- _Excerpted records_
[Start]

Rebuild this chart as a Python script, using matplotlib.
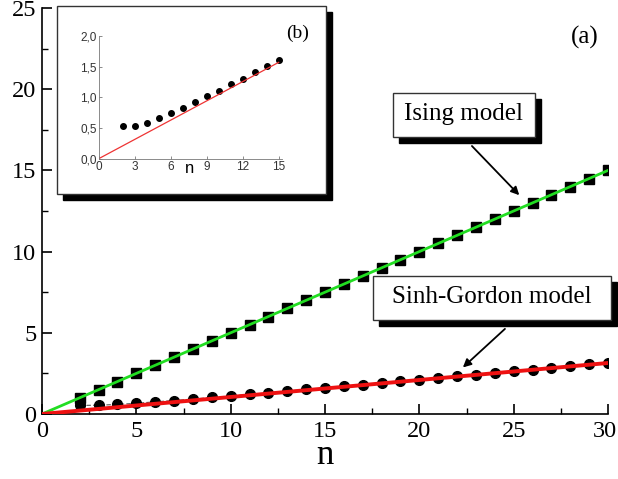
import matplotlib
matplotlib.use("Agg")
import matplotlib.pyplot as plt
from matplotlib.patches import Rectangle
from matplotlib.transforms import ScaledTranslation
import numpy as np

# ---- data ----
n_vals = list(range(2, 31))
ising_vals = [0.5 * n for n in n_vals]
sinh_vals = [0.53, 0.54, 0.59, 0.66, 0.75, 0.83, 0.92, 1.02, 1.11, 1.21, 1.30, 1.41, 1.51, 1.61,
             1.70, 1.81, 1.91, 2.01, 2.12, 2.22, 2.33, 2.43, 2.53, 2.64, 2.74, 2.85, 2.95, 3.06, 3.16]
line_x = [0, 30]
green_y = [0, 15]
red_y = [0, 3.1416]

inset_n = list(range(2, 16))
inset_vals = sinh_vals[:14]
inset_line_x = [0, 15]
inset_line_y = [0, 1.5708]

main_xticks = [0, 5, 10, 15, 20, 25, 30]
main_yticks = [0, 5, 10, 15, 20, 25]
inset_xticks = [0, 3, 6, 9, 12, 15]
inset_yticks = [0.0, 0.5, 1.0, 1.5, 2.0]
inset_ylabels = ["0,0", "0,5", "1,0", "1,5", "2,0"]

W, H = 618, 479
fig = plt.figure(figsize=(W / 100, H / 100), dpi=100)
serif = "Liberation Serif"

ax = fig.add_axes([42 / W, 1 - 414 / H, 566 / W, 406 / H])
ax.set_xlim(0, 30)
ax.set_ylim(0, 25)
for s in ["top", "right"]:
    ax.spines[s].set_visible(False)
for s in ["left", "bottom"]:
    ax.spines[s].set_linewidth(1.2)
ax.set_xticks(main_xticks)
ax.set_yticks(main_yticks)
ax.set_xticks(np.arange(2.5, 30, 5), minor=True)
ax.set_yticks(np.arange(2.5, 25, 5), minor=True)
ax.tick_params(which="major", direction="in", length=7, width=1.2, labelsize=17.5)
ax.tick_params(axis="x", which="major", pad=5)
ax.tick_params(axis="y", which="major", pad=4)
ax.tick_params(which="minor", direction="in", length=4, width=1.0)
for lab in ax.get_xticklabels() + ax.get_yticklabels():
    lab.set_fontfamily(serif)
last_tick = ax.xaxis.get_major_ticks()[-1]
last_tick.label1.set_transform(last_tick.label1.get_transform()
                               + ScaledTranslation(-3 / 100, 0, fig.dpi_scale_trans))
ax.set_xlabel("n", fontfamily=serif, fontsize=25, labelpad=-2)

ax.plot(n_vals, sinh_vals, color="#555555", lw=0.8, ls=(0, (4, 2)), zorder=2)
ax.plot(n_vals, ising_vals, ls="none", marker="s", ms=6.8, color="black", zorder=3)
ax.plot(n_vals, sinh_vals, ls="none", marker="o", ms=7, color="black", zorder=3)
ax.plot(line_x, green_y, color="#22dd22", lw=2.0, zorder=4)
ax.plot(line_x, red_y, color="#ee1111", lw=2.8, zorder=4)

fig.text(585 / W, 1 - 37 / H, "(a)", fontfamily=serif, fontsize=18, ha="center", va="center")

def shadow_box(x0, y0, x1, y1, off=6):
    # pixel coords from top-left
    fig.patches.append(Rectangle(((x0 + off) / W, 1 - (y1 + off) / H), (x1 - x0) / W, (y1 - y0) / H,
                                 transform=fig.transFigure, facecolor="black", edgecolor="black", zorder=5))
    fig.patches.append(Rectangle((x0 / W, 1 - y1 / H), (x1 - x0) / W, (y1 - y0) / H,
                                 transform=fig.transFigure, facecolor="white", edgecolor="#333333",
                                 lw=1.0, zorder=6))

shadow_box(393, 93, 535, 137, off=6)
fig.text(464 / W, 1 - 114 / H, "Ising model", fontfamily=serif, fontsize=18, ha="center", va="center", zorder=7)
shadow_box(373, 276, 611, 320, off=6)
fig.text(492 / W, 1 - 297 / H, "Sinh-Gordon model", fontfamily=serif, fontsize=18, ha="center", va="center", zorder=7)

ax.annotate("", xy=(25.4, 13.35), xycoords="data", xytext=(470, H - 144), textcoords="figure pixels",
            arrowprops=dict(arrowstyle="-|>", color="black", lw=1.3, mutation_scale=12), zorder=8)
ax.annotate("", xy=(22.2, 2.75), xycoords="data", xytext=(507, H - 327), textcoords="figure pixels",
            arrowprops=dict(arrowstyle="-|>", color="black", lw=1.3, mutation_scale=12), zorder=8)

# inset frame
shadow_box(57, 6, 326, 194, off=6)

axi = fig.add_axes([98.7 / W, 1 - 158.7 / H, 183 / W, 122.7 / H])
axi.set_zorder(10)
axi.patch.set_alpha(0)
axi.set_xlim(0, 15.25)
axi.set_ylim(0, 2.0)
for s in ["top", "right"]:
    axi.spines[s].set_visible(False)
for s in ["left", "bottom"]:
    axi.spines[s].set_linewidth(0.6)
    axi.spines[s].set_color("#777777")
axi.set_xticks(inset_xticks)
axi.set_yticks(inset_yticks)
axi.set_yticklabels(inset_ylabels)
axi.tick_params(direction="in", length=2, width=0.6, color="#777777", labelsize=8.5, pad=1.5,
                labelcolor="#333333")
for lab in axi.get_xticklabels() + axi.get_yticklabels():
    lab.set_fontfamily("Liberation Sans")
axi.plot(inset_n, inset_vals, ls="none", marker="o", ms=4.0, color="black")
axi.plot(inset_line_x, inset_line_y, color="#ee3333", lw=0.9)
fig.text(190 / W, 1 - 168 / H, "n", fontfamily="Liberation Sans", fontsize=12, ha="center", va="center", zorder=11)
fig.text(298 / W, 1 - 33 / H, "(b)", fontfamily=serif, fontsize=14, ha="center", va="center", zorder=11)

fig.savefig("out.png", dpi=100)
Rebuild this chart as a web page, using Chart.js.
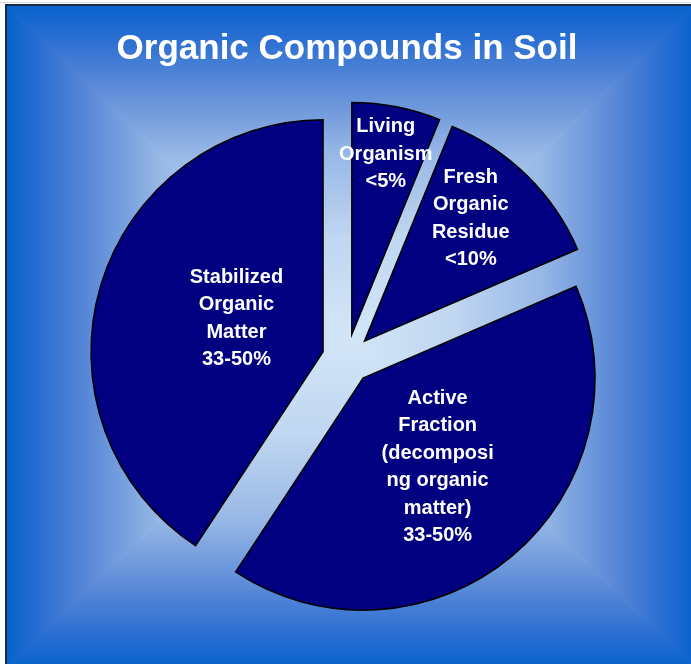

[End]

- _Work instructions_
Retype all the records shown above, character for character. Omit every picture.

- _Output for this task_
Rebuild this chart as a Python script, using matplotlib.
import matplotlib
matplotlib.use("Agg")
import matplotlib.pyplot as plt
from matplotlib.patches import Rectangle
from matplotlib.transforms import ScaledTranslation
import numpy as np

# ---- data ----
n_vals = list(range(2, 31))
ising_vals = [0.5 * n for n in n_vals]
sinh_vals = [0.53, 0.54, 0.59, 0.66, 0.75, 0.83, 0.92, 1.02, 1.11, 1.21, 1.30, 1.41, 1.51, 1.61,
             1.70, 1.81, 1.91, 2.01, 2.12, 2.22, 2.33, 2.43, 2.53, 2.64, 2.74, 2.85, 2.95, 3.06, 3.16]
line_x = [0, 30]
green_y = [0, 15]
red_y = [0, 3.1416]

inset_n = list(range(2, 16))
inset_vals = sinh_vals[:14]
inset_line_x = [0, 15]
inset_line_y = [0, 1.5708]

main_xticks = [0, 5, 10, 15, 20, 25, 30]
main_yticks = [0, 5, 10, 15, 20, 25]
inset_xticks = [0, 3, 6, 9, 12, 15]
inset_yticks = [0.0, 0.5, 1.0, 1.5, 2.0]
inset_ylabels = ["0,0", "0,5", "1,0", "1,5", "2,0"]

W, H = 618, 479
fig = plt.figure(figsize=(W / 100, H / 100), dpi=100)
serif = "Liberation Serif"

ax = fig.add_axes([42 / W, 1 - 414 / H, 566 / W, 406 / H])
ax.set_xlim(0, 30)
ax.set_ylim(0, 25)
for s in ["top", "right"]:
    ax.spines[s].set_visible(False)
for s in ["left", "bottom"]:
    ax.spines[s].set_linewidth(1.2)
ax.set_xticks(main_xticks)
ax.set_yticks(main_yticks)
ax.set_xticks(np.arange(2.5, 30, 5), minor=True)
ax.set_yticks(np.arange(2.5, 25, 5), minor=True)
ax.tick_params(which="major", direction="in", length=7, width=1.2, labelsize=17.5)
ax.tick_params(axis="x", which="major", pad=5)
ax.tick_params(axis="y", which="major", pad=4)
ax.tick_params(which="minor", direction="in", length=4, width=1.0)
for lab in ax.get_xticklabels() + ax.get_yticklabels():
    lab.set_fontfamily(serif)
last_tick = ax.xaxis.get_major_ticks()[-1]
last_tick.label1.set_transform(last_tick.label1.get_transform()
                               + ScaledTranslation(-3 / 100, 0, fig.dpi_scale_trans))
ax.set_xlabel("n", fontfamily=serif, fontsize=25, labelpad=-2)

ax.plot(n_vals, sinh_vals, color="#555555", lw=0.8, ls=(0, (4, 2)), zorder=2)
ax.plot(n_vals, ising_vals, ls="none", marker="s", ms=6.8, color="black", zorder=3)
ax.plot(n_vals, sinh_vals, ls="none", marker="o", ms=7, color="black", zorder=3)
ax.plot(line_x, green_y, color="#22dd22", lw=2.0, zorder=4)
ax.plot(line_x, red_y, color="#ee1111", lw=2.8, zorder=4)

fig.text(585 / W, 1 - 37 / H, "(a)", fontfamily=serif, fontsize=18, ha="center", va="center")

def shadow_box(x0, y0, x1, y1, off=6):
    # pixel coords from top-left
    fig.patches.append(Rectangle(((x0 + off) / W, 1 - (y1 + off) / H), (x1 - x0) / W, (y1 - y0) / H,
                                 transform=fig.transFigure, facecolor="black", edgecolor="black", zorder=5))
    fig.patches.append(Rectangle((x0 / W, 1 - y1 / H), (x1 - x0) / W, (y1 - y0) / H,
                                 transform=fig.transFigure, facecolor="white", edgecolor="#333333",
                                 lw=1.0, zorder=6))

shadow_box(393, 93, 535, 137, off=6)
fig.text(464 / W, 1 - 114 / H, "Ising model", fontfamily=serif, fontsize=18, ha="center", va="center", zorder=7)
shadow_box(373, 276, 611, 320, off=6)
fig.text(492 / W, 1 - 297 / H, "Sinh-Gordon model", fontfamily=serif, fontsize=18, ha="center", va="center", zorder=7)

ax.annotate("", xy=(25.4, 13.35), xycoords="data", xytext=(470, H - 144), textcoords="figure pixels",
            arrowprops=dict(arrowstyle="-|>", color="black", lw=1.3, mutation_scale=12), zorder=8)
ax.annotate("", xy=(22.2, 2.75), xycoords="data", xytext=(507, H - 327), textcoords="figure pixels",
            arrowprops=dict(arrowstyle="-|>", color="black", lw=1.3, mutation_scale=12), zorder=8)

# inset frame
shadow_box(57, 6, 326, 194, off=6)

axi = fig.add_axes([98.7 / W, 1 - 158.7 / H, 183 / W, 122.7 / H])
axi.set_zorder(10)
axi.patch.set_alpha(0)
axi.set_xlim(0, 15.25)
axi.set_ylim(0, 2.0)
for s in ["top", "right"]:
    axi.spines[s].set_visible(False)
for s in ["left", "bottom"]:
    axi.spines[s].set_linewidth(0.6)
    axi.spines[s].set_color("#777777")
axi.set_xticks(inset_xticks)
axi.set_yticks(inset_yticks)
axi.set_yticklabels(inset_ylabels)
axi.tick_params(direction="in", length=2, width=0.6, color="#777777", labelsize=8.5, pad=1.5,
                labelcolor="#333333")
for lab in axi.get_xticklabels() + axi.get_yticklabels():
    lab.set_fontfamily("Liberation Sans")
axi.plot(inset_n, inset_vals, ls="none", marker="o", ms=4.0, color="black")
axi.plot(inset_line_x, inset_line_y, color="#ee3333", lw=0.9)
fig.text(190 / W, 1 - 168 / H, "n", fontfamily="Liberation Sans", fontsize=12, ha="center", va="center", zorder=11)
fig.text(298 / W, 1 - 33 / H, "(b)", fontfamily=serif, fontsize=14, ha="center", va="center", zorder=11)

fig.savefig("out.png", dpi=100)
Rebuild this chart as a web page, using Chart.js.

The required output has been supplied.